*Task statement*
Working from the data below, reproduce exactly the lines starting at the one that holds "Rebuild this chart" and ending at the one that holds "high_cm_high_iavpa = [164, 74]". Pictures are excluded.

Rows from a dataset of charts and code

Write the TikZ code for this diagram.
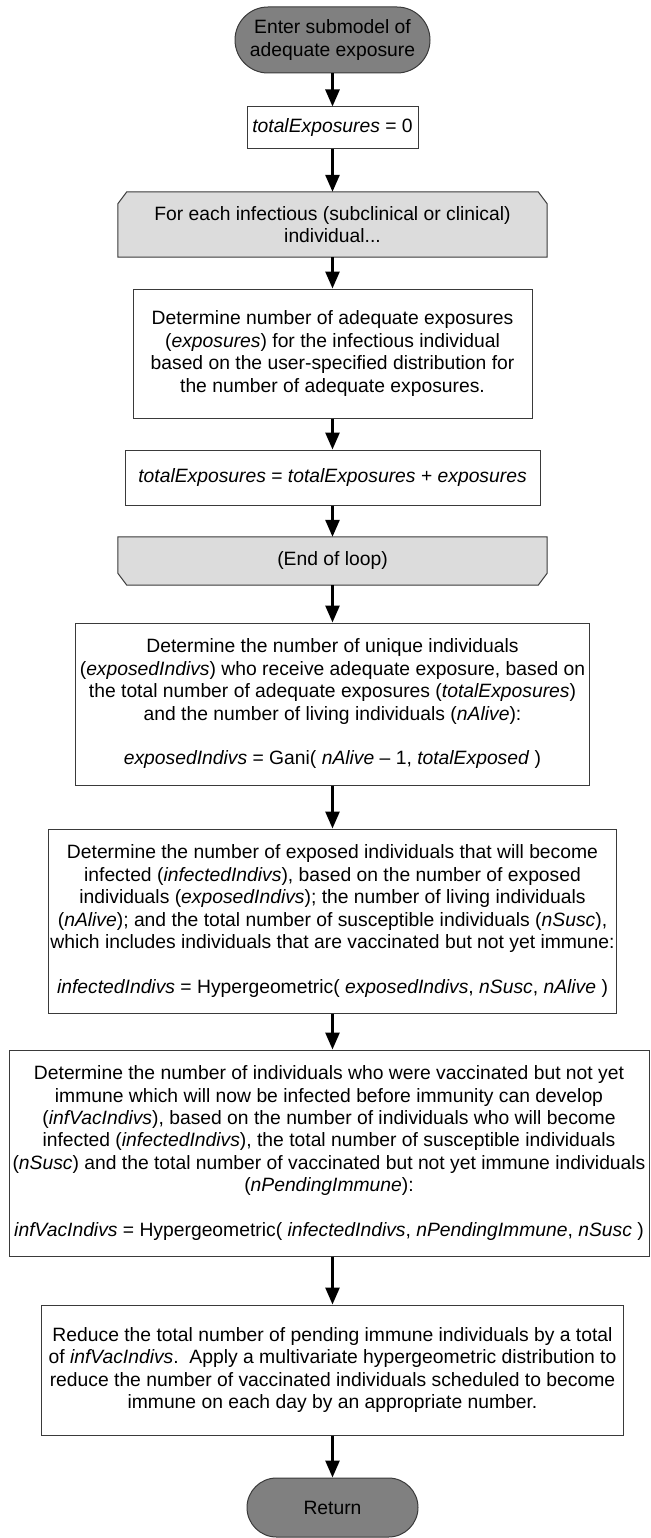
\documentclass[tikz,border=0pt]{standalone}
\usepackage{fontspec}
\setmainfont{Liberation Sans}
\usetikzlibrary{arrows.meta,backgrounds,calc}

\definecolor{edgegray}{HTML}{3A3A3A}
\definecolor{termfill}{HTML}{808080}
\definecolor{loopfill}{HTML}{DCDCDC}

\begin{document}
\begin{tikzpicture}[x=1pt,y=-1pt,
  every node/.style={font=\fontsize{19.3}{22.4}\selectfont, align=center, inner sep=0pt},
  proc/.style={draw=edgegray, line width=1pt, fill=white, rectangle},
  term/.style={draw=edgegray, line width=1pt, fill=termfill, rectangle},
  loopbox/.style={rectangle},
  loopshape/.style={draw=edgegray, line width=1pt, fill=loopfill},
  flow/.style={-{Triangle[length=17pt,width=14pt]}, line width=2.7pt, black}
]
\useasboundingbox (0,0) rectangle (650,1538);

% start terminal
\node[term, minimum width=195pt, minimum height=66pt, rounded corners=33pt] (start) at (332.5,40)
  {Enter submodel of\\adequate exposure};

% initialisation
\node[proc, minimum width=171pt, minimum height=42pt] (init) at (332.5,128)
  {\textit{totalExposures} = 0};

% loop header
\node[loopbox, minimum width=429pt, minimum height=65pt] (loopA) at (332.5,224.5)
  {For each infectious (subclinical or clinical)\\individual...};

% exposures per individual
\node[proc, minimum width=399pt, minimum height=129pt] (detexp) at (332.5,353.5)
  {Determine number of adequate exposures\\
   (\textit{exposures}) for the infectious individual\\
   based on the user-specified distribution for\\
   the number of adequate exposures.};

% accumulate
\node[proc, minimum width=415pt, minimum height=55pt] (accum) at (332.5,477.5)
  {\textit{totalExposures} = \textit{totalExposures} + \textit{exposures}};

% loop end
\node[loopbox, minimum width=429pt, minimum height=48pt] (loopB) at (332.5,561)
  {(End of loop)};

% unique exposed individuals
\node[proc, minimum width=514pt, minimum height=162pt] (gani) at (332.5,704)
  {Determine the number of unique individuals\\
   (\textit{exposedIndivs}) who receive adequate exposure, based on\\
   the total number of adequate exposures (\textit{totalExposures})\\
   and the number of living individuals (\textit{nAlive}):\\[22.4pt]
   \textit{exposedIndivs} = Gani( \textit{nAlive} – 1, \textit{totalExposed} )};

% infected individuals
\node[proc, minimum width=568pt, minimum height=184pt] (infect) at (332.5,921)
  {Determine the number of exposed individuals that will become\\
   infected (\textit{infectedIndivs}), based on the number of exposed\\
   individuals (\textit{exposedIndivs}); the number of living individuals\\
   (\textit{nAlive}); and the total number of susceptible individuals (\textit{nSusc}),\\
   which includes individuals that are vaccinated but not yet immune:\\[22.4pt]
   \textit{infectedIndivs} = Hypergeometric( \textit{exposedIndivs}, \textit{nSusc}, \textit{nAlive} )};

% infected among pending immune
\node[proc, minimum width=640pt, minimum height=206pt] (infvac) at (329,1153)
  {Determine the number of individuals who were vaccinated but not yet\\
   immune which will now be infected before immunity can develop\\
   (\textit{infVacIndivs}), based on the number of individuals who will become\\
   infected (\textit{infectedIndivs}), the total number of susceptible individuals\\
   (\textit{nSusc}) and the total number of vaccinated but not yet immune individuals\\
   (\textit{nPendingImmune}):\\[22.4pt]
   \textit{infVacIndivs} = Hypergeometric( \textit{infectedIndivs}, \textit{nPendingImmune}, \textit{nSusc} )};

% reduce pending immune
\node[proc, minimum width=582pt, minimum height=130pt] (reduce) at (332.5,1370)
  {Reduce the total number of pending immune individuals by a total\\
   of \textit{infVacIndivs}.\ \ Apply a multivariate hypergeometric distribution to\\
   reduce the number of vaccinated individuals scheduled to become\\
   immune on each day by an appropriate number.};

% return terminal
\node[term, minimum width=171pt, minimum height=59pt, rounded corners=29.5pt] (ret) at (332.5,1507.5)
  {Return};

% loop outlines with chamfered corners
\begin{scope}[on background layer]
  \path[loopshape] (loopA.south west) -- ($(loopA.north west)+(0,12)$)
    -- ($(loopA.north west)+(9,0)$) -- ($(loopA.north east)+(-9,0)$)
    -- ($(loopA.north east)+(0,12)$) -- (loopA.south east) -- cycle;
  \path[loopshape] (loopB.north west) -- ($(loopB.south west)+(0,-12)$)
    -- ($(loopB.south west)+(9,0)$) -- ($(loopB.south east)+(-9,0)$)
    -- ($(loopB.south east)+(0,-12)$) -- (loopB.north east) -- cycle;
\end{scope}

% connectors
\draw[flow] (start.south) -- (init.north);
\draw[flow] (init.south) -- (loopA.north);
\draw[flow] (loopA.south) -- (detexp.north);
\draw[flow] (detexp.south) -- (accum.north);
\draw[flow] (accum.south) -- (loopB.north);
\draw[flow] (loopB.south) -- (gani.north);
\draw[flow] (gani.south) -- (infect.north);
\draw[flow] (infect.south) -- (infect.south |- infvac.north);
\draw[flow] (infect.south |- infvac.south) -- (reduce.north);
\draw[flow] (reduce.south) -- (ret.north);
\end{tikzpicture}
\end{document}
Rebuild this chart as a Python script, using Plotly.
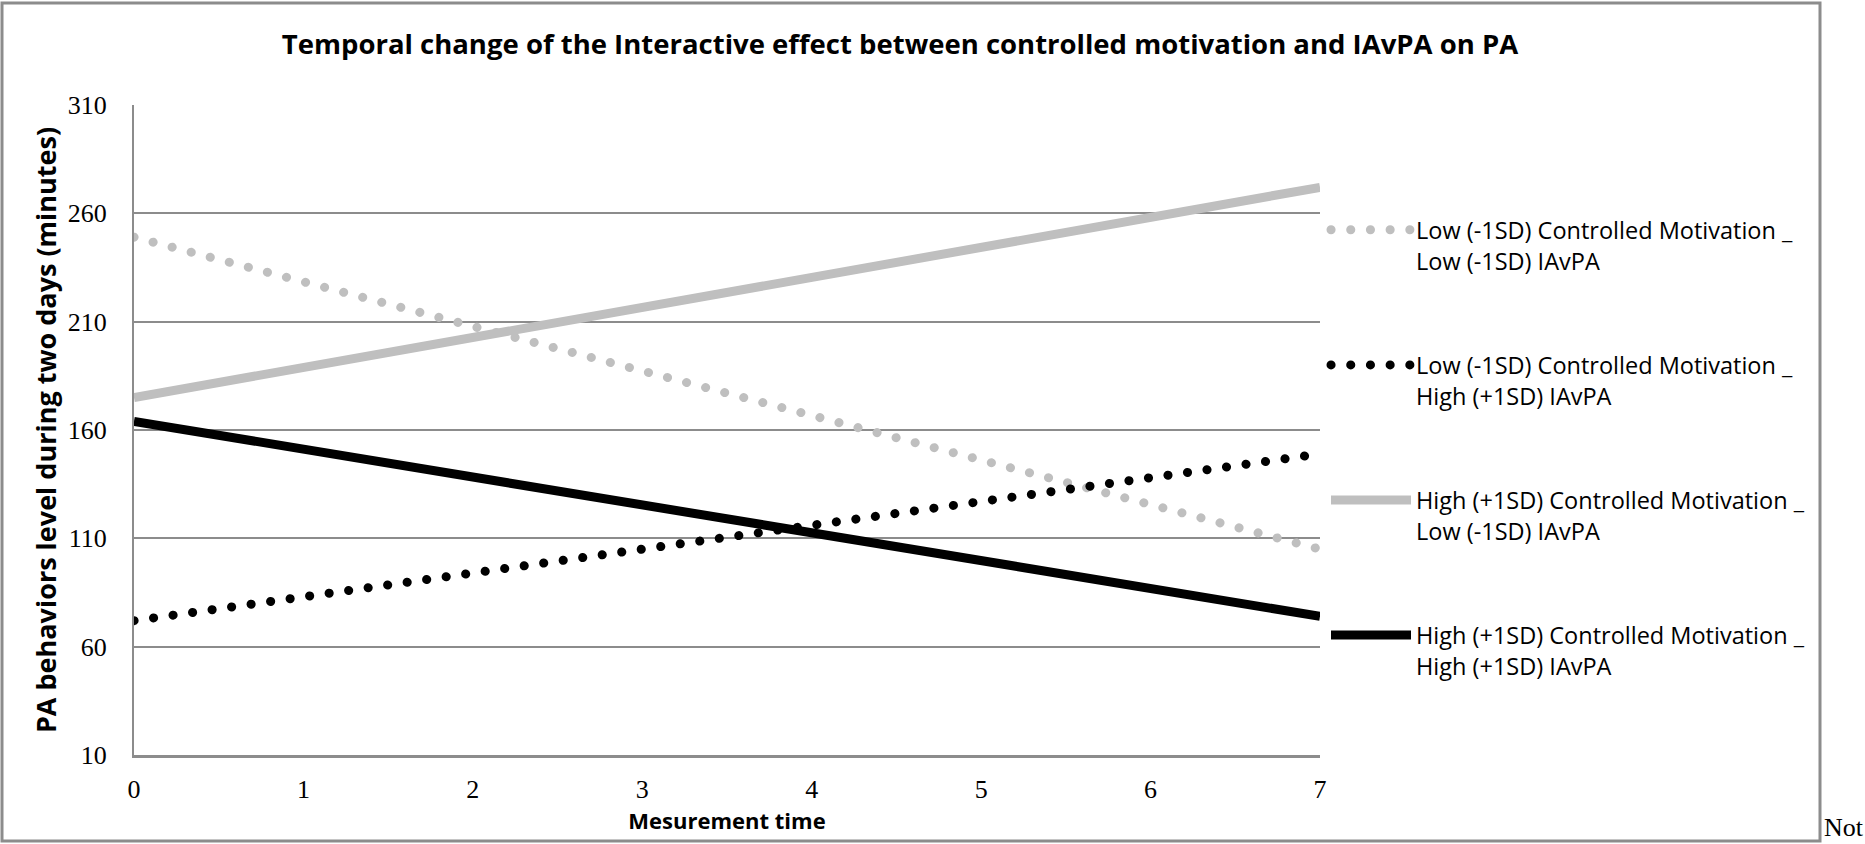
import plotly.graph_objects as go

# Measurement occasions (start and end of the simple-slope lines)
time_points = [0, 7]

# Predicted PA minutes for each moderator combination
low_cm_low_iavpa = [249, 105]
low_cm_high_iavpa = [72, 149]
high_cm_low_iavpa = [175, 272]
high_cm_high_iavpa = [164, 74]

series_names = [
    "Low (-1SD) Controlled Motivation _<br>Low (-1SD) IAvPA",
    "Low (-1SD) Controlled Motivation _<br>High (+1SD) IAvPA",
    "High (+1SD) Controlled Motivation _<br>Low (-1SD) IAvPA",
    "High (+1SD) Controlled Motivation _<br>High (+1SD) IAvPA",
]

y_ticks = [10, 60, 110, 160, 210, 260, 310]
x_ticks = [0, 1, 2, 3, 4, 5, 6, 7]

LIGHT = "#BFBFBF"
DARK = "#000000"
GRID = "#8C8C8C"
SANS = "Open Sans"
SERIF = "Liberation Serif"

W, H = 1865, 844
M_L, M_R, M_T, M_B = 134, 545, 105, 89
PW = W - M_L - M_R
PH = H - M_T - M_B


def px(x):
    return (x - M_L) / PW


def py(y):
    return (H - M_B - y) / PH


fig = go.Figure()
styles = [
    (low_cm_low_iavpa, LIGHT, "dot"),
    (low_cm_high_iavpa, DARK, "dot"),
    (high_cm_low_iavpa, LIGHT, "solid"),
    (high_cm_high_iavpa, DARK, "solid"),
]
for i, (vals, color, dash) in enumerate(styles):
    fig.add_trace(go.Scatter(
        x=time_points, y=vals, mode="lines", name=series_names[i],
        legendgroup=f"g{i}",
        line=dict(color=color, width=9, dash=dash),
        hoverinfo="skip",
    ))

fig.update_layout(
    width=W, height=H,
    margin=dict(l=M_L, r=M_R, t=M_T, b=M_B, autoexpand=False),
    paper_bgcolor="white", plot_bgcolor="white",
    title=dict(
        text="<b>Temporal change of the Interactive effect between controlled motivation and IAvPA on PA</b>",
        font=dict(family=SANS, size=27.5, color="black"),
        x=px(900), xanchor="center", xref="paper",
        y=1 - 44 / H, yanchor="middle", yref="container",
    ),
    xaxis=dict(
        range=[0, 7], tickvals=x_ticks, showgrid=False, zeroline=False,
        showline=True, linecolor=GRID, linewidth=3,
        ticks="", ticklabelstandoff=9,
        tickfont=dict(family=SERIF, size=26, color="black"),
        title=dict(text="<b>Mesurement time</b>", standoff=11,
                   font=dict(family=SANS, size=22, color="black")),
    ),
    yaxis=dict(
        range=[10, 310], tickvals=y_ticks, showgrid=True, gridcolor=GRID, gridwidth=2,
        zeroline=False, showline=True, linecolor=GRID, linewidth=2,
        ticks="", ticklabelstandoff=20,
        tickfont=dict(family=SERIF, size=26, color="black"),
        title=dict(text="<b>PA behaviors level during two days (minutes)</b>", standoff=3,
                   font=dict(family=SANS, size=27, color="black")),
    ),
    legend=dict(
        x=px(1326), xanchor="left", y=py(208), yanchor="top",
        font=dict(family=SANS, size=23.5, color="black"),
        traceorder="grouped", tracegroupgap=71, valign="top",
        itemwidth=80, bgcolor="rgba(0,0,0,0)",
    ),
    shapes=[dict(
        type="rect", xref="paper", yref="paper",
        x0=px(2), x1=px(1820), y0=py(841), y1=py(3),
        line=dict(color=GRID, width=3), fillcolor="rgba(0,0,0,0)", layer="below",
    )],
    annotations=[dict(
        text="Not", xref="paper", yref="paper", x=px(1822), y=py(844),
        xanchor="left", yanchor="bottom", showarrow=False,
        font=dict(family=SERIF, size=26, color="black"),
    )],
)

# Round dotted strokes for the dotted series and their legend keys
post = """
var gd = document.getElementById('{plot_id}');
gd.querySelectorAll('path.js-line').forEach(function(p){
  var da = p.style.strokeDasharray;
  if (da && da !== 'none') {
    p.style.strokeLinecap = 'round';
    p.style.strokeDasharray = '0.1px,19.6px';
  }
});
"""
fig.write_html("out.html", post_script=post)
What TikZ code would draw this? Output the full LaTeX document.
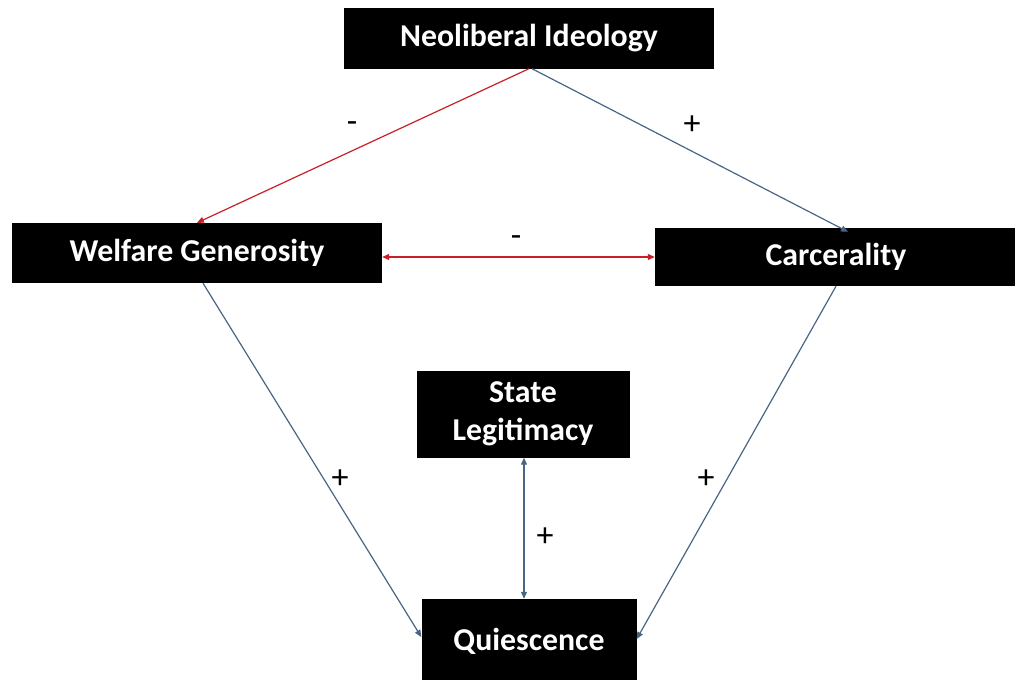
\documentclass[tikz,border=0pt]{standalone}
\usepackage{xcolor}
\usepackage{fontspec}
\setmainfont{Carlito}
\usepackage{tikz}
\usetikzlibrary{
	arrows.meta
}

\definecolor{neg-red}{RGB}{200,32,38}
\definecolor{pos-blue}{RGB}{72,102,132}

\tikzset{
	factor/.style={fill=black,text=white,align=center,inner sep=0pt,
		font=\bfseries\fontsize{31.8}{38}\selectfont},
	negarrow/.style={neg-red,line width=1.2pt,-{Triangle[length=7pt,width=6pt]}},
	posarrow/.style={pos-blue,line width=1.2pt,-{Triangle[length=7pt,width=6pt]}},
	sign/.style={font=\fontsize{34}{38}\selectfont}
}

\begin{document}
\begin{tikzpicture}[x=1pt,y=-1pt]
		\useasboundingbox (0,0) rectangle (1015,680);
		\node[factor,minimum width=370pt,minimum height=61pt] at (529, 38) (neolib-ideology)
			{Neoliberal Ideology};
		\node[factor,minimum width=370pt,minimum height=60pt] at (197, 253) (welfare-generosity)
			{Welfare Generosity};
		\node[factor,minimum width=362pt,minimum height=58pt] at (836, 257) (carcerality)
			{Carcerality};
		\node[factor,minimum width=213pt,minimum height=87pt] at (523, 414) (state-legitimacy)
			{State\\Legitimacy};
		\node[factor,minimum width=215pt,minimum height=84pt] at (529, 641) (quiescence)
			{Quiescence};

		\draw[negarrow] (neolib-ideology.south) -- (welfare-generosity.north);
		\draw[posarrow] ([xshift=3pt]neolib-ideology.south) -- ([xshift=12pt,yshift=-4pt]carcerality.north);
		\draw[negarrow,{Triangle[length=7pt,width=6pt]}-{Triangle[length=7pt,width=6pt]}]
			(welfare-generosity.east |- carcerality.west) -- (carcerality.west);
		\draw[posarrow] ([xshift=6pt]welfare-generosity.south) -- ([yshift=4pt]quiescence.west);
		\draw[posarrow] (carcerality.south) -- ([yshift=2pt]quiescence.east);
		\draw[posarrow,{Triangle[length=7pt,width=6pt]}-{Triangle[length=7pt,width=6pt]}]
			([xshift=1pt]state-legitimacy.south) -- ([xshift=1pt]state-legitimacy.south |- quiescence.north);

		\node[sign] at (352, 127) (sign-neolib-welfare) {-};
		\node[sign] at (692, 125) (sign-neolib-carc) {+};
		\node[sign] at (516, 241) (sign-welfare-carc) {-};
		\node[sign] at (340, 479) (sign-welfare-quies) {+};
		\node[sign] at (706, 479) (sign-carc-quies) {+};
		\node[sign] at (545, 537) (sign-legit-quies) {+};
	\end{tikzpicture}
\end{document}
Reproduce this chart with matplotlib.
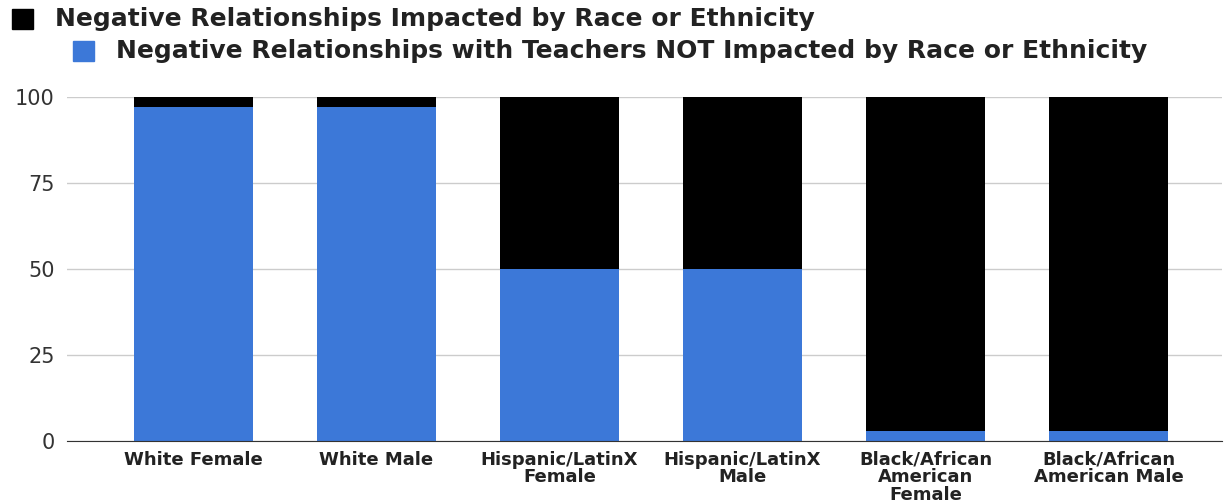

*Task answer*
Rebuild this chart as a Python script, using Plotly.
import plotly.graph_objects as go

# Measurement occasions (start and end of the simple-slope lines)
time_points = [0, 7]

# Predicted PA minutes for each moderator combination
low_cm_low_iavpa = [249, 105]
low_cm_high_iavpa = [72, 149]
high_cm_low_iavpa = [175, 272]
high_cm_high_iavpa = [164, 74]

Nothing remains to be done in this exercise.